Go through the data below and gather each line containing "code".

## BEGIN Given material

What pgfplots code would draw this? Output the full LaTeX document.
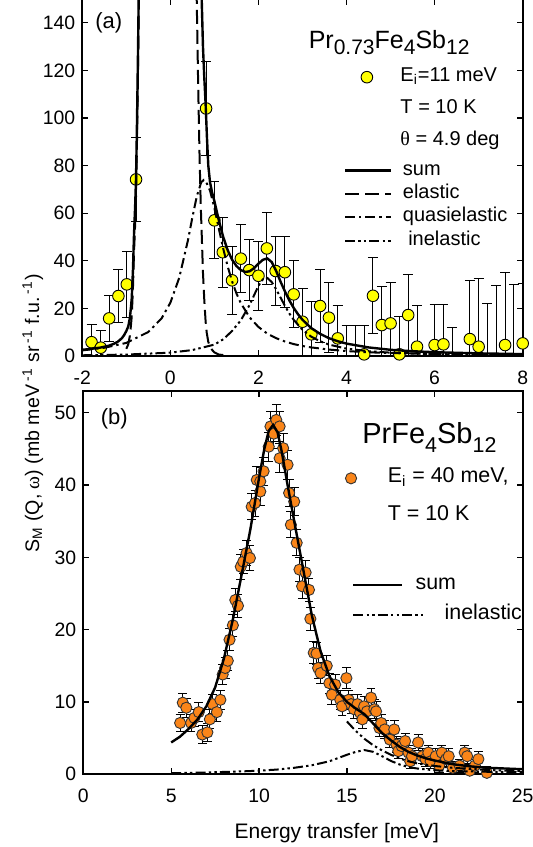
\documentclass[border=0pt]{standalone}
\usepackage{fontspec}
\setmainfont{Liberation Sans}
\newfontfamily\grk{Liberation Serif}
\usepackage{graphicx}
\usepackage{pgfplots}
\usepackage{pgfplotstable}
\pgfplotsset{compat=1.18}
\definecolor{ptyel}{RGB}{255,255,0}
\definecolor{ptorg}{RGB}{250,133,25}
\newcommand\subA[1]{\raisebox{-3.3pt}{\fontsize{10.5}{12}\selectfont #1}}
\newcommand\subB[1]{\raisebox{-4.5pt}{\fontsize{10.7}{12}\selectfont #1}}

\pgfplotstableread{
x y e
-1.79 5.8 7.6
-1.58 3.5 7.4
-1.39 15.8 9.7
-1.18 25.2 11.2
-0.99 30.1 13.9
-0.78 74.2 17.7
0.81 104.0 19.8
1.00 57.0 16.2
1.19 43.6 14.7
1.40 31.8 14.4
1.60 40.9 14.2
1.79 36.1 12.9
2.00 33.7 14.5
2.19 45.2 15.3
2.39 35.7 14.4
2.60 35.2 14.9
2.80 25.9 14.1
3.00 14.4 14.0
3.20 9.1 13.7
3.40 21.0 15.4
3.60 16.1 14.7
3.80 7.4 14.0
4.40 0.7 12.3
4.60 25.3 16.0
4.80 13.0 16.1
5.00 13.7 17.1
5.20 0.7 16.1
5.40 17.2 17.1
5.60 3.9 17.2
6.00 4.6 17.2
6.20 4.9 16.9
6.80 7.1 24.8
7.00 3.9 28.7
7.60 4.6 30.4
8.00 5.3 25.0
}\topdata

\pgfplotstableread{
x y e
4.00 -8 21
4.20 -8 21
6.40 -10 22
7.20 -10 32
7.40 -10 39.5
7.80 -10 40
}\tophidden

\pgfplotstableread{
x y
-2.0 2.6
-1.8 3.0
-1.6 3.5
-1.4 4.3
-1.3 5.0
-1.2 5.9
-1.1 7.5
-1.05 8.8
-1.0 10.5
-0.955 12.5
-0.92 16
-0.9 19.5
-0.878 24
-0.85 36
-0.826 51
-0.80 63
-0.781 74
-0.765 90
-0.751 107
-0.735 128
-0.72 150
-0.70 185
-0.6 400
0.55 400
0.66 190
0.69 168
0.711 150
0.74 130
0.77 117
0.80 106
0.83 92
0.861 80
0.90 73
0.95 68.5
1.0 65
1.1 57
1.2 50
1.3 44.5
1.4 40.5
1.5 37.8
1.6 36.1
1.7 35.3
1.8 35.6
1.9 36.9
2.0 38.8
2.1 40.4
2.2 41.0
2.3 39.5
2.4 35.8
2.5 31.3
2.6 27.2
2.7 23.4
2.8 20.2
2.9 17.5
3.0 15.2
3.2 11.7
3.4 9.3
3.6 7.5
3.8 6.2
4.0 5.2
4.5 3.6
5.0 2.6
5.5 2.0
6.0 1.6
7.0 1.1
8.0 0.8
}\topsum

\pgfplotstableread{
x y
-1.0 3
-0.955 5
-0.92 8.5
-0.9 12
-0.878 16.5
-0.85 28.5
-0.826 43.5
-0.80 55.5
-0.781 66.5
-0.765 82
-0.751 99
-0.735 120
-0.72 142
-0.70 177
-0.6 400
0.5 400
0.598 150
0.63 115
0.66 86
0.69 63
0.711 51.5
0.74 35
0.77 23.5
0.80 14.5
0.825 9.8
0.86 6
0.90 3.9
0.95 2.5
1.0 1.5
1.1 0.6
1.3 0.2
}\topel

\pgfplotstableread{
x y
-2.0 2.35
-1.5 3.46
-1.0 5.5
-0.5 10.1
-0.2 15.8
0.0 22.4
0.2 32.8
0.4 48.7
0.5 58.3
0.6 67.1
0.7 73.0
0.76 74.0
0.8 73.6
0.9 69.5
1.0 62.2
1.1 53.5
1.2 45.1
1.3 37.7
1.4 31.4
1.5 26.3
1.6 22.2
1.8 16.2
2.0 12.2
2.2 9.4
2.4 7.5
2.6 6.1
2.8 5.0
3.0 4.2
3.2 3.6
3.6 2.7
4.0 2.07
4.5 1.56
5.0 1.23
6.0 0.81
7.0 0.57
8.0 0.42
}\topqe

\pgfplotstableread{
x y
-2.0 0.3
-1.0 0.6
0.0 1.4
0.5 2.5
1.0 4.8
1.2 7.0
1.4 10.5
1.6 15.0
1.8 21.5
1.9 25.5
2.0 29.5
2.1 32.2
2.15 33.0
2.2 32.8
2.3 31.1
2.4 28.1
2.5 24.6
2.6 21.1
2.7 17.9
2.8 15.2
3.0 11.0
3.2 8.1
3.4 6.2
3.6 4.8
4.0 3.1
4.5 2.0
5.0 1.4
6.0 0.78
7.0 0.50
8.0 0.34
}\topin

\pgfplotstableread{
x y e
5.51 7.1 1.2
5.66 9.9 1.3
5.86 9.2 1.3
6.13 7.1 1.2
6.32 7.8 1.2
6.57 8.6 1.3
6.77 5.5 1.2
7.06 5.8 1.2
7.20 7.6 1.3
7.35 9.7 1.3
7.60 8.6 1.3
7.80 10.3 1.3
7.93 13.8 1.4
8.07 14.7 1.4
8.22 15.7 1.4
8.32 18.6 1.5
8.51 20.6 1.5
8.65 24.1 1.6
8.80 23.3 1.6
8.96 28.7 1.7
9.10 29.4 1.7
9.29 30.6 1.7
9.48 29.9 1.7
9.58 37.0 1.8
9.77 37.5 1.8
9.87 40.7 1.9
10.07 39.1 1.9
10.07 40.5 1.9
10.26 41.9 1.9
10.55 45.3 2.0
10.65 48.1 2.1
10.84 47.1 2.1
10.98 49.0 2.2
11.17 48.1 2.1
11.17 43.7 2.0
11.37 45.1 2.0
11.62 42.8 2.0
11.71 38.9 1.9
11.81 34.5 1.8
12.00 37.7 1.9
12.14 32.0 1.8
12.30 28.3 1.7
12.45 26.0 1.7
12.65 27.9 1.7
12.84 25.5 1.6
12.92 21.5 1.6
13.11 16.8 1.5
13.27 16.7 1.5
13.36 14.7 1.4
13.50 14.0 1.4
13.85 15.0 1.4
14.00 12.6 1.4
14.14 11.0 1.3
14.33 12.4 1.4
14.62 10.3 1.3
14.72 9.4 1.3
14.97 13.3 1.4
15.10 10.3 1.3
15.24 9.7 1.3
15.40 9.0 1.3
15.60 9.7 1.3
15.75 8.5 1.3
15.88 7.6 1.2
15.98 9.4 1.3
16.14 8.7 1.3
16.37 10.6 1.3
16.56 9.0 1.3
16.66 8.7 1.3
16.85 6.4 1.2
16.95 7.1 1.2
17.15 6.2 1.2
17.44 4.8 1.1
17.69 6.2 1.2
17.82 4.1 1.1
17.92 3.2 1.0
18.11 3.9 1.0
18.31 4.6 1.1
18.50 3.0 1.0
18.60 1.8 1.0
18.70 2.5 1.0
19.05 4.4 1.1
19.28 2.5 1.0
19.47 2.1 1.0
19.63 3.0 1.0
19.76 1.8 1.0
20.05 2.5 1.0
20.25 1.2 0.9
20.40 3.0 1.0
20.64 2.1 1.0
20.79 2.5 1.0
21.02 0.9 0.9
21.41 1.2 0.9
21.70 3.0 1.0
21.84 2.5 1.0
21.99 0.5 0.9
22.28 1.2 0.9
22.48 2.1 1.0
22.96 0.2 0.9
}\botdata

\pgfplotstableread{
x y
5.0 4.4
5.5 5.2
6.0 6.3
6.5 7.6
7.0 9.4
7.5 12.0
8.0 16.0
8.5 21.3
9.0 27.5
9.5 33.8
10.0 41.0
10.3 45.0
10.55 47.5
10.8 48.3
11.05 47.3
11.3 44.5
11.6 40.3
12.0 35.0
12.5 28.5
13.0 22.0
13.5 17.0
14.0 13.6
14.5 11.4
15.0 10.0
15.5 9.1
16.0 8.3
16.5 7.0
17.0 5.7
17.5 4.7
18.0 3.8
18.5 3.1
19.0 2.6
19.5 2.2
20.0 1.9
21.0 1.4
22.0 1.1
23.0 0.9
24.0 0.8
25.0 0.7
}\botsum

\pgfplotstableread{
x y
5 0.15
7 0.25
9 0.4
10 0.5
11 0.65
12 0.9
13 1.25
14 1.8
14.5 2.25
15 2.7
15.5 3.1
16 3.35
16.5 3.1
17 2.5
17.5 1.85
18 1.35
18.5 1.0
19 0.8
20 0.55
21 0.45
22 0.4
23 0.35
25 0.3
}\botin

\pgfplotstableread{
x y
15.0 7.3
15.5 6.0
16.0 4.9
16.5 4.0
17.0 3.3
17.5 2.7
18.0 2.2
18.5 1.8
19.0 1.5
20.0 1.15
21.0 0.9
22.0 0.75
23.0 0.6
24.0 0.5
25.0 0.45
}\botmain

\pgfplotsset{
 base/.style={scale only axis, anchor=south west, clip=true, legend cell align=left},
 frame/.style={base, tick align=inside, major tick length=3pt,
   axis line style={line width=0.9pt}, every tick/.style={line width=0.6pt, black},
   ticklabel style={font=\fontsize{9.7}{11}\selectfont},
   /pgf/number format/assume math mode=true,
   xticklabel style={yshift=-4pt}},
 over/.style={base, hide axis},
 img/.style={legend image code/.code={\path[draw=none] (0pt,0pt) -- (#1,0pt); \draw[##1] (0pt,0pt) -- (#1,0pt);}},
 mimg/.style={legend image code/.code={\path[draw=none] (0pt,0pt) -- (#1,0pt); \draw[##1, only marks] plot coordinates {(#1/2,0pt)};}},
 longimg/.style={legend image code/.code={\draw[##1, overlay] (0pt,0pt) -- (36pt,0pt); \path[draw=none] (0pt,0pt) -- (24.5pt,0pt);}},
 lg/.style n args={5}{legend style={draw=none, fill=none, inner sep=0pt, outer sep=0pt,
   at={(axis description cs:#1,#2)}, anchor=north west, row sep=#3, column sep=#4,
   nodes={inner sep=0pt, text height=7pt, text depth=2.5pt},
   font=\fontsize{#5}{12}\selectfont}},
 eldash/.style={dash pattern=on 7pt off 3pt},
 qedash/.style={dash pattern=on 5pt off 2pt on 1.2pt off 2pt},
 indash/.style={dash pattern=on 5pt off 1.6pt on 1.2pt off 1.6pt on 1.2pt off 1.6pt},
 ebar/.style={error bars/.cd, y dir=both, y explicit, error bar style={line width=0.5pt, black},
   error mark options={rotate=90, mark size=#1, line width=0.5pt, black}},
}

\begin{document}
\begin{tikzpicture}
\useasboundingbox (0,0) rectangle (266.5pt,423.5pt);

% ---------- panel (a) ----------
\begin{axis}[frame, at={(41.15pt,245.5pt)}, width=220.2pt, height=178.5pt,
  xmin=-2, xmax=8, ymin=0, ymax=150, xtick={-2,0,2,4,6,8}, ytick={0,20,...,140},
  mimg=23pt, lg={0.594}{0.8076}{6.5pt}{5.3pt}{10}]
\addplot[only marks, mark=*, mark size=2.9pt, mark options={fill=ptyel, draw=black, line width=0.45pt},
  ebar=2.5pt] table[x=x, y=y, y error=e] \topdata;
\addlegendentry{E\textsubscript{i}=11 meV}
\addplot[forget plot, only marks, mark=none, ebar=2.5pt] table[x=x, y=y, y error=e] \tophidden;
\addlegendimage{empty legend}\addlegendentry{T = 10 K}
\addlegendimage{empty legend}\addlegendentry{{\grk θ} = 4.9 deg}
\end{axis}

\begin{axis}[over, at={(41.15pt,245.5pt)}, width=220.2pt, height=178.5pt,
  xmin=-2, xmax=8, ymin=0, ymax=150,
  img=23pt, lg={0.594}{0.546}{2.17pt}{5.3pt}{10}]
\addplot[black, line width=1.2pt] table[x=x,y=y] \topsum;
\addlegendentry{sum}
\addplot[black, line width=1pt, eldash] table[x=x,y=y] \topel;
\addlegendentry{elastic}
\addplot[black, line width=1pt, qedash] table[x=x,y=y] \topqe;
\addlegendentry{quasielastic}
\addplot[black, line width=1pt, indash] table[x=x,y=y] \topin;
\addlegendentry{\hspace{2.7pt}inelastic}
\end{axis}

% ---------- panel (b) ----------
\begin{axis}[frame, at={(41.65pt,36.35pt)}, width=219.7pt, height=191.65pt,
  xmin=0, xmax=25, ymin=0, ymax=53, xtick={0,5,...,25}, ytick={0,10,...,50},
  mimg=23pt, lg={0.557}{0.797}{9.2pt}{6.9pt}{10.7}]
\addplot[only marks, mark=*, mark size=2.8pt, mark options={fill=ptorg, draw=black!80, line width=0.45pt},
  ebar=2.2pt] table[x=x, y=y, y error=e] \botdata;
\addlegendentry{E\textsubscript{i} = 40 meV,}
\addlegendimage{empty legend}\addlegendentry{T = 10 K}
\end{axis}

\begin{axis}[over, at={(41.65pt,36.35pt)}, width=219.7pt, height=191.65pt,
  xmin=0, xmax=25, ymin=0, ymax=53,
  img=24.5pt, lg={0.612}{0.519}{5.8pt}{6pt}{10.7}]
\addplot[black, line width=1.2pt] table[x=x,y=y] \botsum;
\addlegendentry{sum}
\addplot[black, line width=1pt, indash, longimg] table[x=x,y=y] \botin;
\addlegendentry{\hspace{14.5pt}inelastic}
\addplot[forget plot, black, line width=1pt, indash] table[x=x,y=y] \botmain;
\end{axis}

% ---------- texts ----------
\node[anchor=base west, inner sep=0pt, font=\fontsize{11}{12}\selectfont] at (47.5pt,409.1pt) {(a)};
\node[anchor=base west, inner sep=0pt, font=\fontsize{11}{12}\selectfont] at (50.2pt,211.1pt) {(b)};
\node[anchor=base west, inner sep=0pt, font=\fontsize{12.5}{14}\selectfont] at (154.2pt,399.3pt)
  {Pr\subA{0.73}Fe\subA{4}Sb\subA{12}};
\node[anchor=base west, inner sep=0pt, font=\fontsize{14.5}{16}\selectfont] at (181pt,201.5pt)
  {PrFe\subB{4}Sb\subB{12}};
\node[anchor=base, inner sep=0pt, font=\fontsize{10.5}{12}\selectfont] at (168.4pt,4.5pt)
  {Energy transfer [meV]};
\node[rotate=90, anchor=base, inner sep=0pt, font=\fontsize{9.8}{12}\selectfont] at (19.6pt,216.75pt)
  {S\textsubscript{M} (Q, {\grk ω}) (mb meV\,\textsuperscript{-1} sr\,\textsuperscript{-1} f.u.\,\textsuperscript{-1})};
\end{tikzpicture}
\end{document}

## END Given material

▸ Result of the exercise:
What pgfplots code would draw this? Output the full LaTeX document.
 img/.style={legend image code/.code={\path[draw=none] (0pt,0pt) -- (#1,0pt); \draw[##1] (0pt,0pt) -- (#1,0pt);}},
 mimg/.style={legend image code/.code={\path[draw=none] (0pt,0pt) -- (#1,0pt); \draw[##1, only marks] plot coordinates {(#1/2,0pt)};}},
 longimg/.style={legend image code/.code={\draw[##1, overlay] (0pt,0pt) -- (36pt,0pt); \path[draw=none] (0pt,0pt) -- (24.5pt,0pt);}},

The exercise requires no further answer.